Supplied information:
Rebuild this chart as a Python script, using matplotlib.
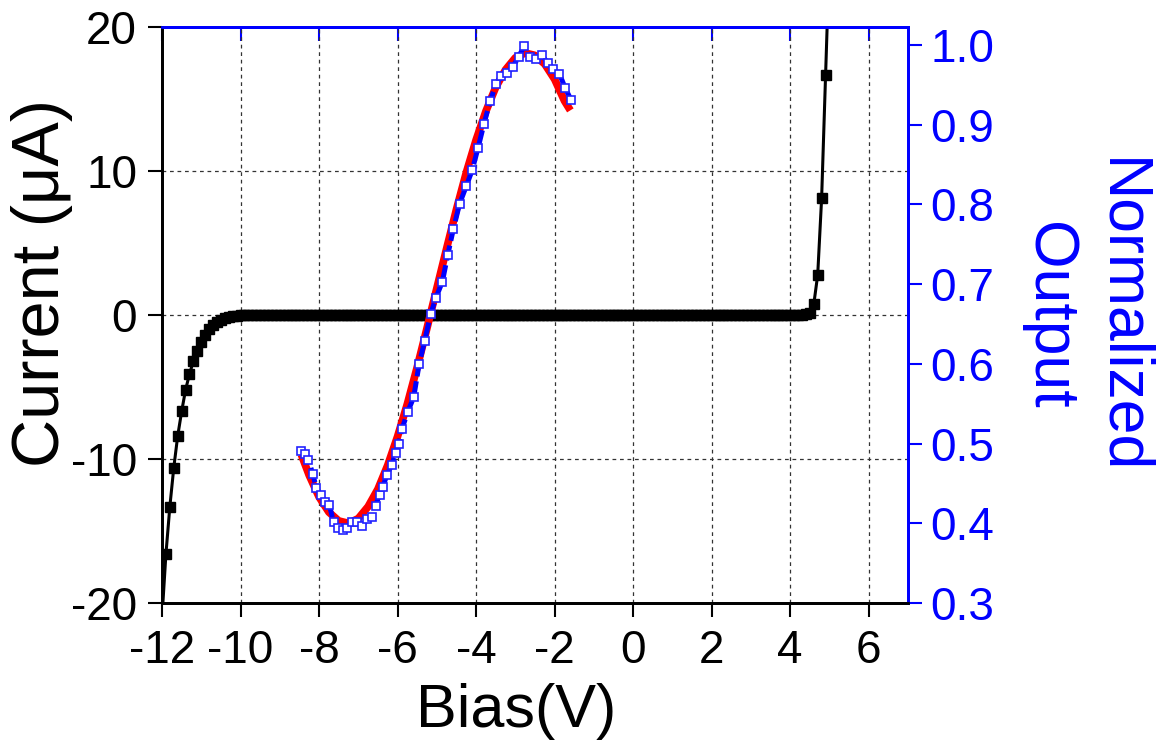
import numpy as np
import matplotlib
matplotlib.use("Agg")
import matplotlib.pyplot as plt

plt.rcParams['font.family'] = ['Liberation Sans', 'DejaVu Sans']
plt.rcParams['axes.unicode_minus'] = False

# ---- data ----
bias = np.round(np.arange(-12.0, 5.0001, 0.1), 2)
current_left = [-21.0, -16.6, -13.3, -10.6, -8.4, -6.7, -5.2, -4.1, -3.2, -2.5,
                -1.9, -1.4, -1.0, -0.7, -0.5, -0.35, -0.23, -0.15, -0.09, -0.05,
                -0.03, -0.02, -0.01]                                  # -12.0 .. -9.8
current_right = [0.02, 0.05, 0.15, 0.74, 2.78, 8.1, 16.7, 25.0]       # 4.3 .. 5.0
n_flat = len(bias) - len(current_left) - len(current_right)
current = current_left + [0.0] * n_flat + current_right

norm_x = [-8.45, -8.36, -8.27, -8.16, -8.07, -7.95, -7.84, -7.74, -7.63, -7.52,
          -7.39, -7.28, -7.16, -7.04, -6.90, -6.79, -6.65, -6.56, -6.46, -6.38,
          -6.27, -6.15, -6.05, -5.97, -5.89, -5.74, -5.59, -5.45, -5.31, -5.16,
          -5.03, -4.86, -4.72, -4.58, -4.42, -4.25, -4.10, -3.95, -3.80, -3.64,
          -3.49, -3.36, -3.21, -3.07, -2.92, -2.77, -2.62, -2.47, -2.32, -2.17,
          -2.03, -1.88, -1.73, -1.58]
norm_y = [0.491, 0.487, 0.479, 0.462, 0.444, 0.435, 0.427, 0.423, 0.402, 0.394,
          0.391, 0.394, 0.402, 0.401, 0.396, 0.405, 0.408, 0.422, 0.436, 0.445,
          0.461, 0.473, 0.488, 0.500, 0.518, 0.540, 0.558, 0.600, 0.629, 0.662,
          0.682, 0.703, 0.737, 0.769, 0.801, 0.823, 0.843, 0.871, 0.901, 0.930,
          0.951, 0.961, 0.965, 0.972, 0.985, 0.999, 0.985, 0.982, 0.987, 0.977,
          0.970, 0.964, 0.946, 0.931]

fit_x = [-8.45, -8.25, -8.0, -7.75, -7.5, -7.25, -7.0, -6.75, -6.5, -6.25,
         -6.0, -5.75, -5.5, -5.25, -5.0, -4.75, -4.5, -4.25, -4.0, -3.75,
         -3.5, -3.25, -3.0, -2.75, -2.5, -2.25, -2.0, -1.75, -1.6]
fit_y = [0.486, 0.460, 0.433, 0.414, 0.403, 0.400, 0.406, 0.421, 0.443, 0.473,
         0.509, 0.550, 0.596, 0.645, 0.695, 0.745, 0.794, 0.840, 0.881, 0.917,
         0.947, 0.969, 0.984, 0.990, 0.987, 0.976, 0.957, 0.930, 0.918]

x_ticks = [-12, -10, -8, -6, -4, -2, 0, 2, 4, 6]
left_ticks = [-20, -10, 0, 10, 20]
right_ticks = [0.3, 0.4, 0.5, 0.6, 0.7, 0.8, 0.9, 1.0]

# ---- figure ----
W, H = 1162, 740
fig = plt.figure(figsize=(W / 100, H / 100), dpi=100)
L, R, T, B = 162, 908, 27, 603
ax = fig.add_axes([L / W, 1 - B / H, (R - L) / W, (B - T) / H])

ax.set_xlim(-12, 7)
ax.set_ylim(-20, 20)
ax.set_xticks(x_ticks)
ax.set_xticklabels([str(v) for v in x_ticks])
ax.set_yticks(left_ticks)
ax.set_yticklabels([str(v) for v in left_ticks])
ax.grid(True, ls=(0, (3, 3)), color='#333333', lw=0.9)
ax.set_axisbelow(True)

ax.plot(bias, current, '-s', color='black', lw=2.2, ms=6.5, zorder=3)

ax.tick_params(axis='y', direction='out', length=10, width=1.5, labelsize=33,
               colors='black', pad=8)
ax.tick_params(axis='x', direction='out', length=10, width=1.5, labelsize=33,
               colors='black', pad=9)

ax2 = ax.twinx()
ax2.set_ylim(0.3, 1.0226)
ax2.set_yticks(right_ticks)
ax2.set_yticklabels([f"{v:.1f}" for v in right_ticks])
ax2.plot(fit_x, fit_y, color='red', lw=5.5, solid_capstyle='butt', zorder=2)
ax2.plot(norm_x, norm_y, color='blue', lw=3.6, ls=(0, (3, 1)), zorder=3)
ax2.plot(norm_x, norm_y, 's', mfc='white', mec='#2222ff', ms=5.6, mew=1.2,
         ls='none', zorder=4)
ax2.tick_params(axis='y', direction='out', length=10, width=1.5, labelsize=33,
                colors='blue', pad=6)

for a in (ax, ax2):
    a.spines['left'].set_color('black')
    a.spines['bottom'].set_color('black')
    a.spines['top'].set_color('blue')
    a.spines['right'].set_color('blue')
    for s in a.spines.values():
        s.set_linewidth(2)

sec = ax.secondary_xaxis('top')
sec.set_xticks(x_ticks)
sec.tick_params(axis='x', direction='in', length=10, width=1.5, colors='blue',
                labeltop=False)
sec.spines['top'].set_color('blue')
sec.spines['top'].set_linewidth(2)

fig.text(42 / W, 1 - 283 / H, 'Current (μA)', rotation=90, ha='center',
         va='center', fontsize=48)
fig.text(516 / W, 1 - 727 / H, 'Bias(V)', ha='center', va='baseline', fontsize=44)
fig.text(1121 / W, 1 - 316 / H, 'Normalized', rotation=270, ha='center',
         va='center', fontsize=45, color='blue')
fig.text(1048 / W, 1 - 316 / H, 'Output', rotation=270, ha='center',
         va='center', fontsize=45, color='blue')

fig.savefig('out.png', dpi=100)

Task goal: Give an exact reproduction of every line, leaving out any picture.

Complete answer:
Rebuild this chart as a Python script, using matplotlib.
import numpy as np
import matplotlib
matplotlib.use("Agg")
import matplotlib.pyplot as plt

plt.rcParams['font.family'] = ['Liberation Sans', 'DejaVu Sans']
plt.rcParams['axes.unicode_minus'] = False

# ---- data ----
bias = np.round(np.arange(-12.0, 5.0001, 0.1), 2)
current_left = [-21.0, -16.6, -13.3, -10.6, -8.4, -6.7, -5.2, -4.1, -3.2, -2.5,
                -1.9, -1.4, -1.0, -0.7, -0.5, -0.35, -0.23, -0.15, -0.09, -0.05,
                -0.03, -0.02, -0.01]                                  # -12.0 .. -9.8
current_right = [0.02, 0.05, 0.15, 0.74, 2.78, 8.1, 16.7, 25.0]       # 4.3 .. 5.0
n_flat = len(bias) - len(current_left) - len(current_right)
current = current_left + [0.0] * n_flat + current_right

norm_x = [-8.45, -8.36, -8.27, -8.16, -8.07, -7.95, -7.84, -7.74, -7.63, -7.52,
          -7.39, -7.28, -7.16, -7.04, -6.90, -6.79, -6.65, -6.56, -6.46, -6.38,
          -6.27, -6.15, -6.05, -5.97, -5.89, -5.74, -5.59, -5.45, -5.31, -5.16,
          -5.03, -4.86, -4.72, -4.58, -4.42, -4.25, -4.10, -3.95, -3.80, -3.64,
          -3.49, -3.36, -3.21, -3.07, -2.92, -2.77, -2.62, -2.47, -2.32, -2.17,
          -2.03, -1.88, -1.73, -1.58]
norm_y = [0.491, 0.487, 0.479, 0.462, 0.444, 0.435, 0.427, 0.423, 0.402, 0.394,
          0.391, 0.394, 0.402, 0.401, 0.396, 0.405, 0.408, 0.422, 0.436, 0.445,
          0.461, 0.473, 0.488, 0.500, 0.518, 0.540, 0.558, 0.600, 0.629, 0.662,
          0.682, 0.703, 0.737, 0.769, 0.801, 0.823, 0.843, 0.871, 0.901, 0.930,
          0.951, 0.961, 0.965, 0.972, 0.985, 0.999, 0.985, 0.982, 0.987, 0.977,
          0.970, 0.964, 0.946, 0.931]

fit_x = [-8.45, -8.25, -8.0, -7.75, -7.5, -7.25, -7.0, -6.75, -6.5, -6.25,
         -6.0, -5.75, -5.5, -5.25, -5.0, -4.75, -4.5, -4.25, -4.0, -3.75,
         -3.5, -3.25, -3.0, -2.75, -2.5, -2.25, -2.0, -1.75, -1.6]
fit_y = [0.486, 0.460, 0.433, 0.414, 0.403, 0.400, 0.406, 0.421, 0.443, 0.473,
         0.509, 0.550, 0.596, 0.645, 0.695, 0.745, 0.794, 0.840, 0.881, 0.917,
         0.947, 0.969, 0.984, 0.990, 0.987, 0.976, 0.957, 0.930, 0.918]

x_ticks = [-12, -10, -8, -6, -4, -2, 0, 2, 4, 6]
left_ticks = [-20, -10, 0, 10, 20]
right_ticks = [0.3, 0.4, 0.5, 0.6, 0.7, 0.8, 0.9, 1.0]

# ---- figure ----
W, H = 1162, 740
fig = plt.figure(figsize=(W / 100, H / 100), dpi=100)
L, R, T, B = 162, 908, 27, 603
ax = fig.add_axes([L / W, 1 - B / H, (R - L) / W, (B - T) / H])

ax.set_xlim(-12, 7)
ax.set_ylim(-20, 20)
ax.set_xticks(x_ticks)
ax.set_xticklabels([str(v) for v in x_ticks])
ax.set_yticks(left_ticks)
ax.set_yticklabels([str(v) for v in left_ticks])
ax.grid(True, ls=(0, (3, 3)), color='#333333', lw=0.9)
ax.set_axisbelow(True)

ax.plot(bias, current, '-s', color='black', lw=2.2, ms=6.5, zorder=3)

ax.tick_params(axis='y', direction='out', length=10, width=1.5, labelsize=33,
               colors='black', pad=8)
ax.tick_params(axis='x', direction='out', length=10, width=1.5, labelsize=33,
               colors='black', pad=9)

ax2 = ax.twinx()
ax2.set_ylim(0.3, 1.0226)
ax2.set_yticks(right_ticks)
ax2.set_yticklabels([f"{v:.1f}" for v in right_ticks])
ax2.plot(fit_x, fit_y, color='red', lw=5.5, solid_capstyle='butt', zorder=2)
ax2.plot(norm_x, norm_y, color='blue', lw=3.6, ls=(0, (3, 1)), zorder=3)
ax2.plot(norm_x, norm_y, 's', mfc='white', mec='#2222ff', ms=5.6, mew=1.2,
         ls='none', zorder=4)
ax2.tick_params(axis='y', direction='out', length=10, width=1.5, labelsize=33,
                colors='blue', pad=6)

for a in (ax, ax2):
    a.spines['left'].set_color('black')
    a.spines['bottom'].set_color('black')
    a.spines['top'].set_color('blue')
    a.spines['right'].set_color('blue')
    for s in a.spines.values():
        s.set_linewidth(2)

sec = ax.secondary_xaxis('top')
sec.set_xticks(x_ticks)
sec.tick_params(axis='x', direction='in', length=10, width=1.5, colors='blue',
                labeltop=False)
sec.spines['top'].set_color('blue')
sec.spines['top'].set_linewidth(2)

fig.text(42 / W, 1 - 283 / H, 'Current (μA)', rotation=90, ha='center',
         va='center', fontsize=48)
fig.text(516 / W, 1 - 727 / H, 'Bias(V)', ha='center', va='baseline', fontsize=44)
fig.text(1121 / W, 1 - 316 / H, 'Normalized', rotation=270, ha='center',
         va='center', fontsize=45, color='blue')
fig.text(1048 / W, 1 - 316 / H, 'Output', rotation=270, ha='center',
         va='center', fontsize=45, color='blue')

fig.savefig('out.png', dpi=100)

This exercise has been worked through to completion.